The Buyer shall indemnify the Company against all actions, costs (including the cost of defending any legal proceedings), claims, proceedings, accounts and damages in respect of any infringement or alleged infringement of any patent, registered design, copyright, trade mark or other industrial or intellectual property rights resulting from compliance by the Company with the buyer’s instructions whether express or implied.

26. PACKING

  • Unless otherwise specified, packing cases, packing materials and extra handling will be charged extra.
  • The Company uses its best endeavours to ensure, where necessary, suitability of packing before despatch, but no claim will be accepted by the Company for breakage or damage in transit on the ground of alleged unsuitability of packing.

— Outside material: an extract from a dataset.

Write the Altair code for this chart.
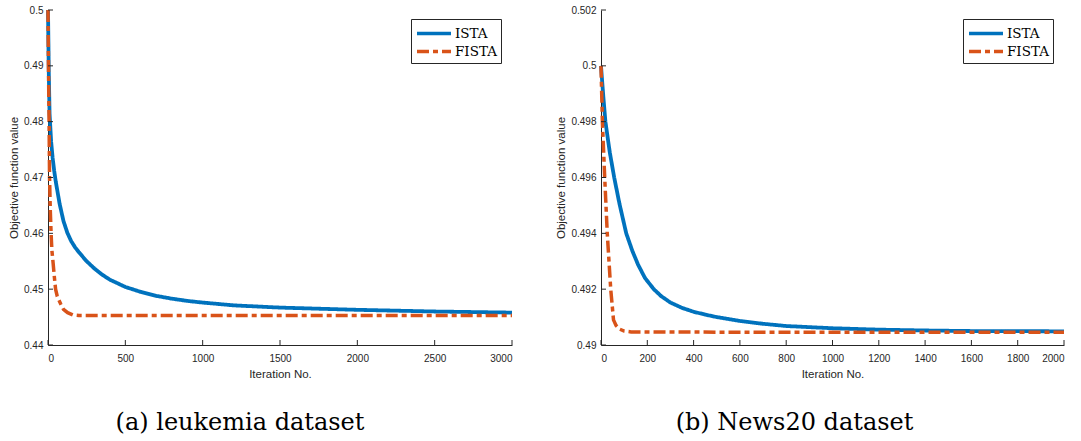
import altair as alt
import pandas as pd

# ---------------- data ----------------
leuk_ista_iter = [0, 5, 10, 20, 30, 40, 50, 75, 100, 125, 150, 175, 200, 250, 300, 350, 400,
                  500, 600, 700, 800, 900, 1000, 1200, 1500, 2000, 2500, 3000]
leuk_ista_val = [0.5000, 0.4890, 0.4815, 0.4765, 0.4735, 0.4712, 0.4693, 0.4653, 0.4622,
                 0.4601, 0.4586, 0.4575, 0.4566, 0.4550, 0.4537, 0.4526, 0.4517, 0.4504,
                 0.4495, 0.4488, 0.4483, 0.4479, 0.4476, 0.4471, 0.4467, 0.4463, 0.4460,
                 0.4458]

leuk_fista_iter = [0, 3, 7, 10, 15, 20, 25, 33, 40, 49, 60, 83, 100, 127, 160, 200,
                   500, 1000, 1500, 2000, 2500, 3000]
leuk_fista_val = [0.5000, 0.4900, 0.4800, 0.4700, 0.4640, 0.4600, 0.4570, 0.4547, 0.4525,
                  0.4500, 0.4487, 0.4473, 0.4464, 0.4458, 0.4454, 0.4453, 0.4453, 0.4453,
                  0.4453, 0.4453, 0.4453, 0.4453]

news_ista_iter = [0, 5, 10, 19, 38, 57, 80, 109, 135, 160, 190, 228, 260, 300, 350, 400,
                  450, 500, 600, 700, 800, 900, 1000, 1200, 1400, 1600, 2000]
news_ista_val = [0.50000, 0.49945, 0.49890, 0.49800, 0.49690, 0.49600, 0.49505, 0.49400,
                 0.49338, 0.49288, 0.49240, 0.49200, 0.49175, 0.49152, 0.49133, 0.49119,
                 0.49109, 0.49100, 0.49086, 0.49076, 0.49068, 0.49064, 0.49060, 0.49055,
                 0.49052, 0.49050, 0.49049]

news_fista_iter = [0, 6, 16, 27, 42, 54, 65, 80, 100, 130, 500, 1000, 1500, 2000]
news_fista_val = [0.50000, 0.49800, 0.49600, 0.49400, 0.49200, 0.49090, 0.49070, 0.49057,
                  0.49050, 0.49047, 0.49046, 0.49046, 0.49046, 0.49046]

series_names = ["ISTA", "FISTA"]
series_colors = ["#0072BD", "#D95319"]

leuk_x_ticks = [0, 500, 1000, 1500, 2000, 2500, 3000]
leuk_y_ticks = [0.44, 0.45, 0.46, 0.47, 0.48, 0.49, 0.5]
news_x_ticks = [0, 200, 400, 600, 800, 1000, 1200, 1400, 1600, 1800, 2000]
news_y_ticks = [0.49, 0.492, 0.494, 0.496, 0.498, 0.5, 0.502]

captions = ["(a) leukemia dataset", "(b) News20 dataset"]

AX = "#262626"
W1, W2, H = 464, 463, 335
TICK = 5


def frame(iters_a, vals_a, iters_b, vals_b):
    a = pd.DataFrame({"iter": iters_a, "value": vals_a, "series": series_names[0]})
    b = pd.DataFrame({"iter": iters_b, "value": vals_b, "series": series_names[1]})
    return pd.concat([a, b], ignore_index=True)


def panel(df, xdom, xticks, ydom, yticks, W, caption, cap_dx):
    legend = alt.Legend(orient="none", legendX=W - 101, legendY=9, title=None)
    color = alt.Color("series:N", scale=alt.Scale(domain=series_names, range=series_colors),
                      legend=legend)
    dash = alt.StrokeDash("series:N",
                          scale=alt.Scale(domain=series_names, range=[[1, 0], [12, 4, 5, 4]]),
                          legend=legend)
    xs = alt.Scale(domain=xdom, nice=False, zero=False)
    ys = alt.Scale(domain=ydom, nice=False, zero=False)

    x_main = alt.X("iter:Q", scale=xs,
                   axis=alt.Axis(orient="bottom", values=xticks, format="d",
                                 title="Iteration No.", tickSize=0, labelPadding=8,
                                 titlePadding=5, grid=False))
    y_main = alt.Y("value:Q", scale=ys,
                   axis=alt.Axis(orient="left", values=yticks, format="~g",
                                 title="Objective function value", tickSize=0,
                                 labelPadding=5, titlePadding=4, grid=False))

    base = alt.Chart(df)
    ista = base.transform_filter(alt.datum.series == series_names[0]).mark_line(
        strokeWidth=3.8).encode(x=x_main, y=y_main, color=color, strokeDash=dash,
                                order="iter:Q")
    fista = base.transform_filter(alt.datum.series == series_names[1]).mark_line(
        strokeWidth=3.5).encode(x=alt.X("iter:Q", scale=xs), y=alt.Y("value:Q", scale=ys),
                                color=color, strokeDash=dash, order="iter:Q")

    # inward-pointing tick marks (MATLAB style), positioned by the shared scales
    xt = alt.Chart(pd.DataFrame({"iter": xticks})).mark_rule(color=AX, strokeWidth=1).encode(
        x=alt.X("iter:Q", scale=xs), y=alt.value(H), y2=alt.value(H - TICK))
    yt = alt.Chart(pd.DataFrame({"value": yticks})).mark_rule(color=AX, strokeWidth=1).encode(
        y=alt.Y("value:Q", scale=ys), x=alt.value(0), x2=alt.value(TICK))

    return alt.layer(ista, fista, xt, yt).properties(
        width=W, height=H,
        title=alt.TitleParams(caption, orient="bottom", anchor="middle", frame="group",
                              font="DejaVu Serif", fontSize=24, fontWeight="normal",
                              color="black", offset=31, dx=cap_dx))


left = panel(frame(leuk_ista_iter, leuk_ista_val, leuk_fista_iter, leuk_fista_val),
             [0, 3000], leuk_x_ticks, [0.44, 0.5], leuk_y_ticks, W1, captions[0], -40)
right = panel(frame(news_ista_iter, news_ista_val, news_fista_iter, news_fista_val),
              [0, 2000], news_x_ticks, [0.49, 0.502], news_y_ticks, W2, captions[1], -38)

chart = alt.hconcat(left, right, spacing=35).resolve_scale(
    color="independent", strokeDash="independent").resolve_legend(
    color="independent", strokeDash="independent").properties(
    padding={"left": 8, "top": 2, "right": 0, "bottom": 0},
    background="white").configure_view(stroke=None).configure_axis(
    labelFont="Liberation Sans", labelFontSize=10, labelColor=AX,
    titleFont="Liberation Sans", titleFontSize=11.5, titleFontWeight="normal",
    titleColor=AX, domainColor=AX, domainWidth=1, tickColor=AX, tickWidth=1
).configure_legend(
    strokeColor=AX, fillColor="white", padding=4, cornerRadius=0,
    symbolType="M-1,0H3", symbolSize=289, symbolStrokeWidth=3.5,
    labelFont="DejaVu Serif", labelFontSize=13.5, labelColor="black",
    labelOffset=19, rowPadding=0
)

chart.save("out.html", embed_options={"renderer": "svg", "actions": False})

27. PROCESSING OF PRODUCTS

Where the Company agrees to process the product for the buyer the Company may at its option sub-contract such processing work to a Third Party and in such instance the Third Party’s contract conditions (if any) shall apply and bind the buyer in circumstances where he has been given notice thereof prior to the sub-contract work being performed.

28. QUANTITY

  • The Company shall be entitled to fulfil any contract by the delivery of 10% more or less than the contract quantity or weight and the price payable by the buyer shall be adjusted accordingly. The Company may at its option make up the balance of any order by the delivery of the balance thereof no later than three months following the despatch of the last delivery.
  • The Company will use its best endeavours to deliver the product ordered by the buyer but reserves the right without giving the buyer prior notice to supply alternative products provided they are of a quality and standard equal to the products ordered.

29. ENGLISH LAW

These conditions and any contract made in accordance therewith shall be construed and take effect in accordance with English Law and any such contract shall be deemed to have been made at Sheffield in England.

30. INDULGENCE

  • The Company’s rights shall not be prejudiced by any indulgence or forbearance extended to the buyer and no waiver by the Company of any specific breach of the buyer shall operate as a waiver of any other breach.
  • In the event that it shall be determined that any of these conditions shall be invalid or unenforceable for any reason whatsoever it is hereby declared and confirmed that such determination shall not affect any other provisions of these conditions all of which shall remain in full force and effect.